How sweet of him to wash the carseats for me? Not really. I had washed them only a month ago and swept them throughly before he came to get the girls. The carseats were not dirty. Yet, he went on and on about how he washed them and that they were now clean. He then finished the day off by saying the most rude thing he has to date.
Just before he was leaving, he started sniffing around the kitchen and there was a bag of garbage that I had left on the floor to go out. He actually told me that it smelled and I needed to take it out! The reason I hadn’t taken it out was because the babies could kill themselves in the five minutes it takes to put the garbage out. I have to wait until they are asleep to take it out. Besides, if it bothered him so much he could take it out! I didn’t say that of course. I just said, yes, I know but it is hard with the babies. I am afraid they will get hurt if I take it out and they are not asleep. He didn’t hear one word I said. All he was thinking was how smelly and dirty we are and how it is not good for the children. Believe me, I know him by now.
My apartment was spotless except for that one bag of garbage (that I couldn’t smell) sitting there ready to go out as soon as I could take it (meaning that babies were asleep). It is not the first time he has made comments to me. My husbands parents even told me when we first came to live with them in France (until we found our own place) that they eat veggies in their house. They told me that. “We eat vegetables in our house!” Well, last time I checked so did other people.
While living there, his father showed me how to use a sweeper and to separate clothes even after I told him I knew how. I have been cleaning house and doing laundry since at least fourteen or before. My mother already taught me those things twenty years ago and I have lived out on my own for I don’t know how many years. He even told me to clean the bottom of the toilet. He is just crazy. Doesn’t he hear himself? He should realize that a woman of thirty some years knows how to do the laundry, use a sweeper and clean a damn toilet without him telling her like she is some idiot or kid.

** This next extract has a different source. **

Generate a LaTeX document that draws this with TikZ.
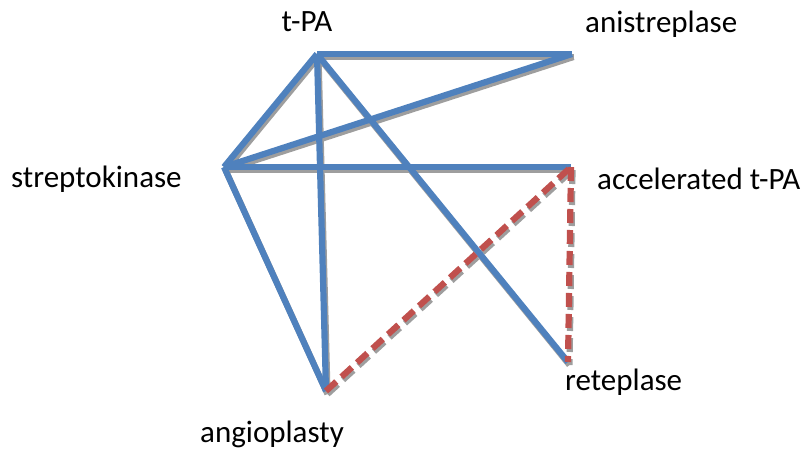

They are weird sometimes. Not that all parents can’t be. I just think they go to far and always want to make like they know better and everyone else doesn’t. It bothers me. I am still pissed that he told me my kitchen smelled even if he really thought it did. I never once said how nasty it is to eat at their house with all the dog hair flying all over the kitchen because the dog house is right outside by the kitchen door. Most people would never put a dog house right outside their kitchen for that very reason. In my opinion dog hair all over the kitchen floor and even on the table and counters sometimes is much nastier.
I hate feeling obligated to listen to all that dribble about how to clean this or that and how this or that is not clean. I can’t say anything because of all the help they give and the fact that I am a daughter-in-law and must respect them even when they push me with their little digs to make themselves feel better. Maybe, I should tell them the same as I do my own parents. I am sure I wouldn’t hear their silly comments anymore.
Don’t get me wrong, I love my in-laws and appreciate all that they do for us. They just go to far sometimes. Really, they do.
Whew, I feel better. My husband told me I need to tell his father that he is wrong when he says something like that. I don’t know. I think my husband should tell him he is out of line. I had to tell my mother when she was out of line with my husband. I think it is better that way because I am not his daughter. I am his daughter-in-law and it is not the same. I know in some families it can be, but not in most families even if they say it is.